Segundo ele, para atingir este estágio a pecuária leiteira mato-grossense, formada basicamente por produtores familiares, precisa investir em logística, incluindo melhor distribuição de energia elétrica, assistência técnica e pesquisas.
“Temos que trabalhar a demanda do Estado, a realidade local. Não é o capim bom lá do Sudeste que vai dar certo aqui. Este é o papel da pesquisa. Aqui em Sinop, desenvolvemos alguns trabalhos no estado em sistema ILP (Integração Lavoura, Pecuária, Floresta), mas o resultado destas pesquisas, nossas ou de outras instituições, não chegará ao produtor se não houver uma assistência técnica qualificada”, argumenta.

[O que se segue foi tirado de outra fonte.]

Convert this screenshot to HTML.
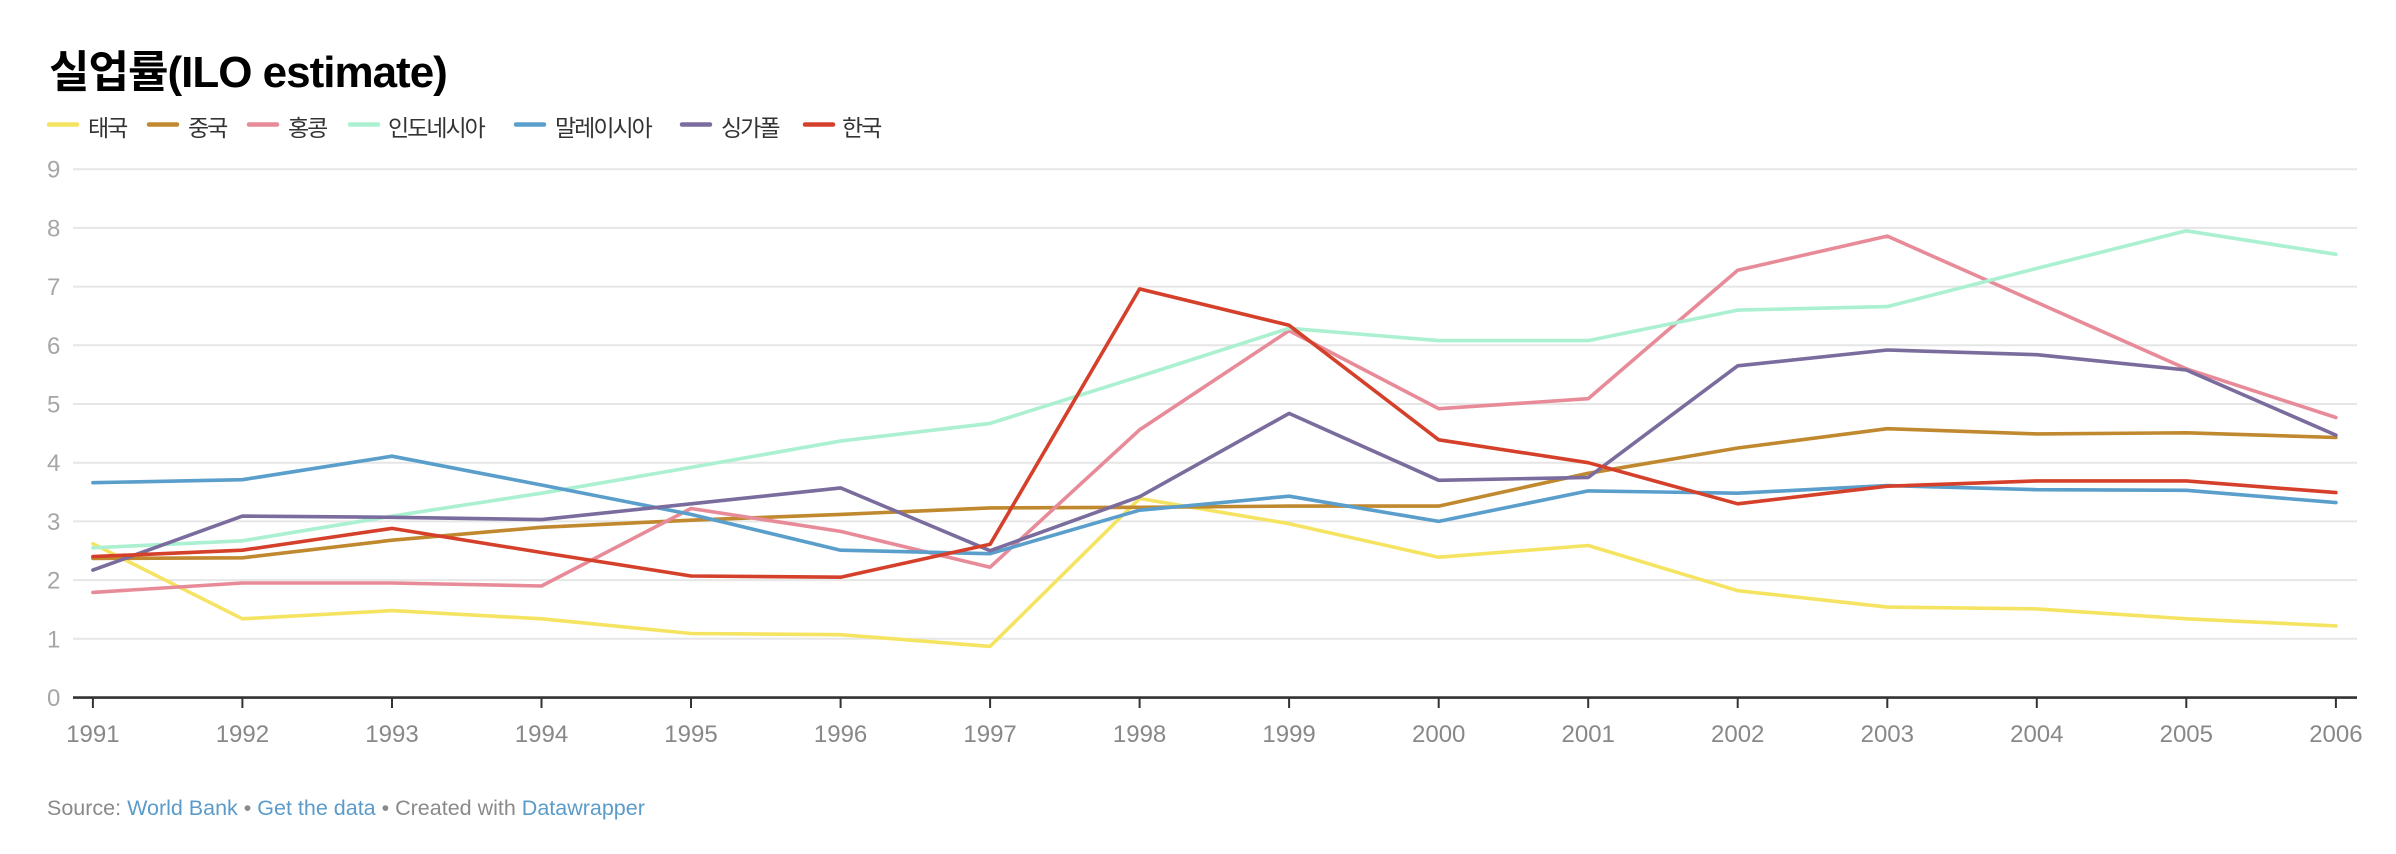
<!DOCTYPE html>
<html>
<head>
<meta charset="utf-8">
<style>
html,body{margin:0;padding:0;background:#fff;}
body{width:2396px;height:854px;overflow:hidden;}
svg{display:block;}
text{font-family:"Liberation Sans","Noto Sans CJK KR",sans-serif;}
</style>
</head>
<body>
<svg width="2396" height="854" viewBox="0 0 2396 854" xmlns="http://www.w3.org/2000/svg">
  <rect width="2396" height="854" fill="#fff"/>
  <!-- title -->
  <text x="49" y="87" font-size="44" font-weight="bold" fill="#000" letter-spacing="-1.0">실업률(ILO estimate)</text>

  <!-- legend -->
  <g stroke-width="4.5" stroke-linecap="round">
    <line x1="49" y1="124.5" x2="77" y2="124.5" stroke="#f5e462"/>
    <line x1="149" y1="124.5" x2="177" y2="124.5" stroke="#c0892f"/>
    <line x1="249" y1="124.5" x2="277" y2="124.5" stroke="#e88b99"/>
    <line x1="350" y1="124.5" x2="378" y2="124.5" stroke="#aaf0d1"/>
    <line x1="516" y1="124.5" x2="544" y2="124.5" stroke="#5a9ecb"/>
    <line x1="682" y1="124.5" x2="710" y2="124.5" stroke="#7b6c9e"/>
    <line x1="805" y1="124.5" x2="833" y2="124.5" stroke="#d5402b"/>
  </g>
  <g font-size="23" fill="#333" letter-spacing="-2">
    <text x="88" y="136">태국</text>
    <text x="188" y="136">중국</text>
    <text x="288" y="136">홍콩</text>
    <text x="388" y="136">인도네시아</text>
    <text x="555" y="136">말레이시아</text>
    <text x="721" y="136">싱가폴</text>
    <text x="842" y="136">한국</text>
  </g>

  <!-- gridlines -->
  <g stroke="#e6e6e6" stroke-width="2">
    <line x1="73" y1="638.8" x2="2357" y2="638.8"/>
    <line x1="73" y1="580.1" x2="2357" y2="580.1"/>
    <line x1="73" y1="521.4" x2="2357" y2="521.4"/>
    <line x1="73" y1="462.7" x2="2357" y2="462.7"/>
    <line x1="73" y1="404.0" x2="2357" y2="404.0"/>
    <line x1="73" y1="345.3" x2="2357" y2="345.3"/>
    <line x1="73" y1="286.6" x2="2357" y2="286.6"/>
    <line x1="73" y1="227.9" x2="2357" y2="227.9"/>
    <line x1="73" y1="169.2" x2="2357" y2="169.2"/>
  </g>

  <!-- y labels -->
  <g font-size="24" fill="#a6a6a6">
    <text x="47" y="706">0</text>
    <text x="47" y="647.3">1</text>
    <text x="47" y="588.6">2</text>
    <text x="47" y="529.9">3</text>
    <text x="47" y="471.2">4</text>
    <text x="47" y="412.5">5</text>
    <text x="47" y="353.8">6</text>
    <text x="47" y="295.1">7</text>
    <text x="47" y="236.4">8</text>
    <text x="47" y="177.7">9</text>
  </g>

  <!-- series -->
  <g fill="none" stroke-width="3.6" stroke-linejoin="round" stroke-linecap="round">
    <polyline stroke="#f5e462" points="92.9,543.7 242.4,618.8 392.0,610.6 541.5,618.8 691.0,633.5 840.6,634.7 990.1,646.4 1139.6,498.5 1289.1,523.7 1438.7,557.2 1588.2,545.5 1737.7,590.7 1887.3,607.1 2036.8,608.9 2186.3,618.8 2335.9,625.9"/>
    <polyline stroke="#c0892f" points="92.9,558.4 242.4,557.8 392.0,540.2 541.5,527.3 691.0,520.2 840.6,514.4 990.1,507.9 1139.6,507.3 1289.1,506.1 1438.7,506.1 1588.2,473.3 1737.7,448.0 1887.3,428.7 2036.8,433.9 2186.3,432.8 2335.9,437.5"/>
    <polyline stroke="#e88b99" points="92.9,592.4 242.4,583.0 392.0,583.0 541.5,586.0 691.0,508.5 840.6,531.4 990.1,567.2 1139.6,429.8 1289.1,330.6 1438.7,408.7 1588.2,398.7 1737.7,270.2 1887.3,236.1 2036.8,302.4 2186.3,368.8 2335.9,417.5"/>
    <polyline stroke="#aaf0d1" points="92.9,547.8 242.4,540.8 392.0,516.1 541.5,493.2 691.0,467.4 840.6,441.0 990.1,423.4 1139.6,376.4 1289.1,328.3 1438.7,340.6 1588.2,340.6 1737.7,310.1 1887.3,306.6 2036.8,268.4 2186.3,230.8 2335.9,254.3"/>
    <polyline stroke="#5a9ecb" points="92.9,482.7 242.4,479.7 392.0,456.2 541.5,485.0 691.0,514.4 840.6,550.2 990.1,553.7 1139.6,510.2 1289.1,496.2 1438.7,521.4 1588.2,490.9 1737.7,493.2 1887.3,485.6 2036.8,489.7 2186.3,490.3 2335.9,502.6"/>
    <polyline stroke="#7b6c9e" points="92.9,570.1 242.4,516.1 392.0,517.3 541.5,519.6 691.0,503.8 840.6,487.9 990.1,550.7 1139.6,496.7 1289.1,413.4 1438.7,480.3 1588.2,477.4 1737.7,365.8 1887.3,350.0 2036.8,354.7 2186.3,370.0 2335.9,435.1"/>
    <polyline stroke="#d5402b" points="92.9,556.6 242.4,550.2 392.0,528.4 541.5,552.5 691.0,576.0 840.6,577.2 990.1,544.3 1139.6,288.9 1289.1,325.3 1438.7,439.8 1588.2,462.7 1737.7,503.8 1887.3,486.2 2036.8,480.9 2186.3,480.9 2335.9,492.6"/>
  </g>

  <!-- x axis -->
  <line x1="73" y1="697.6" x2="2357" y2="697.6" stroke="#333" stroke-width="2.6"/>
  <g stroke="#333" stroke-width="2">
    <line x1="92.9" y1="697" x2="92.9" y2="708"/>
    <line x1="242.4" y1="697" x2="242.4" y2="708"/>
    <line x1="392.0" y1="697" x2="392.0" y2="708"/>
    <line x1="541.5" y1="697" x2="541.5" y2="708"/>
    <line x1="691.0" y1="697" x2="691.0" y2="708"/>
    <line x1="840.6" y1="697" x2="840.6" y2="708"/>
    <line x1="990.1" y1="697" x2="990.1" y2="708"/>
    <line x1="1139.6" y1="697" x2="1139.6" y2="708"/>
    <line x1="1289.1" y1="697" x2="1289.1" y2="708"/>
    <line x1="1438.7" y1="697" x2="1438.7" y2="708"/>
    <line x1="1588.2" y1="697" x2="1588.2" y2="708"/>
    <line x1="1737.7" y1="697" x2="1737.7" y2="708"/>
    <line x1="1887.3" y1="697" x2="1887.3" y2="708"/>
    <line x1="2036.8" y1="697" x2="2036.8" y2="708"/>
    <line x1="2186.3" y1="697" x2="2186.3" y2="708"/>
    <line x1="2335.9" y1="697" x2="2335.9" y2="708"/>
  </g>
  <g font-size="24" fill="#888" text-anchor="middle">
    <text x="92.9" y="742">1991</text>
    <text x="242.4" y="742">1992</text>
    <text x="392.0" y="742">1993</text>
    <text x="541.5" y="742">1994</text>
    <text x="691.0" y="742">1995</text>
    <text x="840.6" y="742">1996</text>
    <text x="990.1" y="742">1997</text>
    <text x="1139.6" y="742">1998</text>
    <text x="1289.1" y="742">1999</text>
    <text x="1438.7" y="742">2000</text>
    <text x="1588.2" y="742">2001</text>
    <text x="1737.7" y="742">2002</text>
    <text x="1887.3" y="742">2003</text>
    <text x="2036.8" y="742">2004</text>
    <text x="2186.3" y="742">2005</text>
    <text x="2335.9" y="742">2006</text>
  </g>

  <!-- footer -->
  <text x="47" y="815" font-size="21.5" fill="#8a8a8a">Source: <tspan fill="#5b9bc9">World Bank</tspan> • <tspan fill="#5b9bc9">Get the data</tspan> • Created with <tspan fill="#5b9bc9">Datawrapper</tspan></text>
</svg>
</body>
</html>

Atualmente, basicamente toda a produção industrializada no Estado é vendida no Sudeste (São Paulo, Rio de Janeiro e, agora, Vitória) e uma mínima parte para o Norte do país. “Mas ainda é um leite sem qualidade. Portanto, não adianta aumentar a produção, se não melhorar a qualidade. Cito muito Santa Catarina, onde evoluíram muito tanto na quantidade como na qualidade. É um exemplo a ser seguido”.
Ele alerta também sobre o uso de resíduos de etanol de milho na alimentação de vacas leiteiras. “É uma coisa nova, usada indiscriminadamente, sem se saber o que pode acarretar no futuro – de problemas digestivos à qualidade do leite dessa vaca”, conclui.